How to calculate mutual information

1.2k Views Asked by At

I study about Mutual Information but I confuse about that. I study in this paper that mutual information is:$$I(x,y)=\iint p(x,y)\log\frac{p(x,y)}{p(x)p(y)}\,\mathrm dx\mathrm dy,$$ where $x, y$ are two vectors, $p(x,y)$ is the joint probabilistic density, $p(x)$ and $p(y)$ are the marginal probabilistic densities. MI is used to quantify both the relevance and the redundancy.

For understanding the MI, I have provided a small dataset like this: $$ \begin{matrix} &f_1&f_2 &f_3\\ c_2 & -1 & 0 & 1\\ c_1 & 0 & 1 & -1\\ c_1 & 1 &-1 & 0\\ c_2 & 0 & 1 & 1 \end{matrix} $$ where $f_1,f_2,f_3$ are 3 features for classification and $c_1, c_2$ are my classes.

  • How can I calculate joint probabilistic density, $p(x,y)$ in this example?
  • Can any one explain how can i calculate mutual information in this example using of above equation, $I(x,y)$?
2

There are 2 best solutions below

0
On BEST ANSWER

Take the first feature $f_1$ and build the join histogram $(feature\ state,class\ state)$. Your features have $3$ possible states $\{-1,0,1\}$, classes have $2$ possible states $\{c=1,c=2\}$. To build the histogram simply count the join occurrences:

\begin{array}{|c|c|c|} \hline & c=1 & c=2 \\ \hline f_1=-1 & 0 & 1 \\ \hline f_1=0 & 1 & 1 \\ \hline f_1=+1 & 1 & 0 \\ \hline \end{array}

You see that $f_1=0$ is uninformative, because $c=1$ or $c=2$ are possible with equal probability. However if $f_1=-1$, with the data we have, it is a priori $c=2$ (because you have zero count for $c=1$). Mutual informative exactly quantify this. To compute it, you must first normalize your 2D histogram such that $\sum h_{ij}=1$ and you must compute marginals $p(feature)$ and $p(class)$

$$ p(feature,class)=\left(\begin{array}{cc} 0 & \frac{1}{4} \\ \frac{1}{4} & \frac{1}{4} \\ \frac{1}{4} & 0 \\ \end{array}\right),\ p(feature)=\left(\begin{array}{c} \frac{1}{4} \\ \frac{1}{2} \\ \frac{1}{4} \\ \end{array}\right),\ p(class)=\left(\frac{1}{2},\ \frac{1}{2}\right) $$ then compute: $I(x,y)=\int\int p(x,y) \frac{\log p(x,y)}{ p(x) \cdot p(y)}dxdy$ as follows: $$ I(feature, class)=\sum_{i=1,2,3}\sum_{j=1,2}p(feature\ i,class\ j)\log\frac{p(feature\ i,class\ j)}{p(feature\ i)p(class\ j)} $$ Then repeat the same computation for feature $f_2$ and $f_3$. The one with the highest mutual information is the most discriminative for guessing the class.

3
On

Sure. You have 3 natural bins, $\{\{-1\},\{0\},\{1\}\}$ (sometimes the bin-division is not so easy. It can even be the hardest part, say for example you have floating point numbers and no natural bounds of data.).

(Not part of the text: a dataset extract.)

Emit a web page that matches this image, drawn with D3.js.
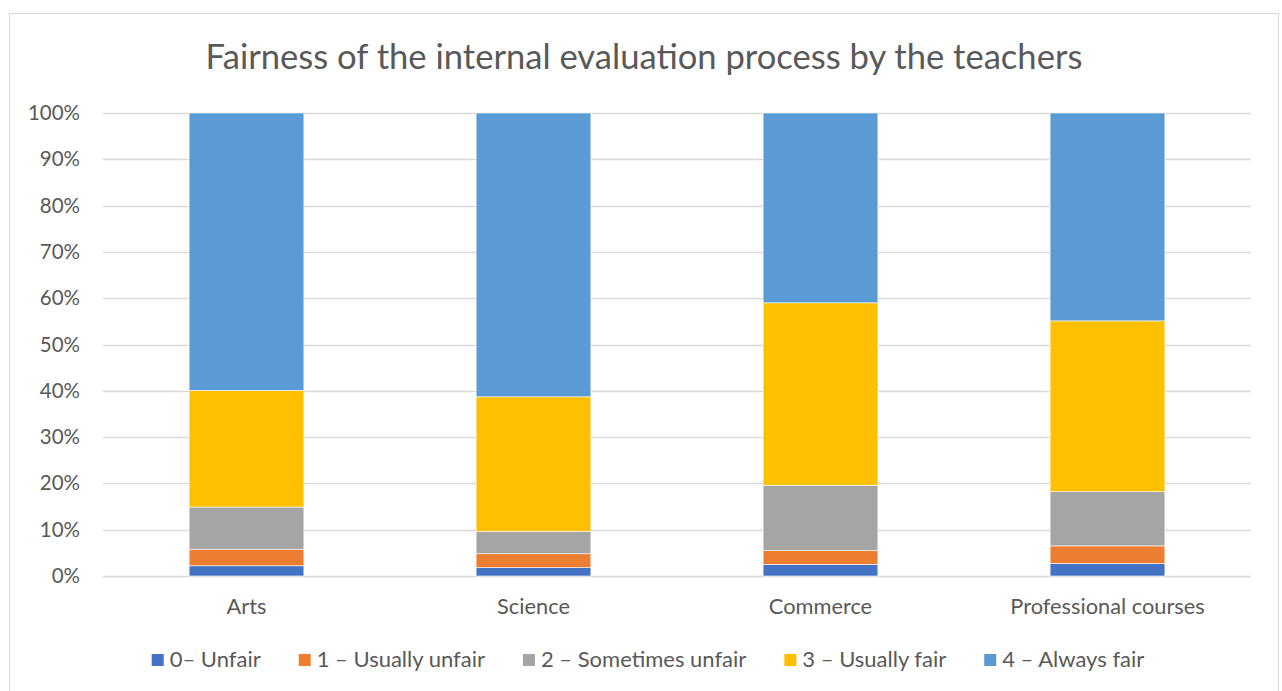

Discrete set makes our double integral a double sum. Let us estimate $p(x,y)$ we start $f_1,c_1$: we have two measurements, one 0 and one 1, density becomes $\{0,1/2,1/2\}$

Now do the same for all others.

For $p(x)$ we just count all $f_1$ regardless of $k$ in $c_k$: for 1: we have 1 "-1"s, 2 "0"s and 1 "1"s this gives us density $\{1/4,2/4,1/4\}$ for $f_1$. Now continue for the others.

For $p(y)$ you do the same counting but row-wise instead of column-wise.

Once you have calculated estimates for $p(x,y)$, $p(x)$, $p(y)$, you just plug in the values and calculate the double sum.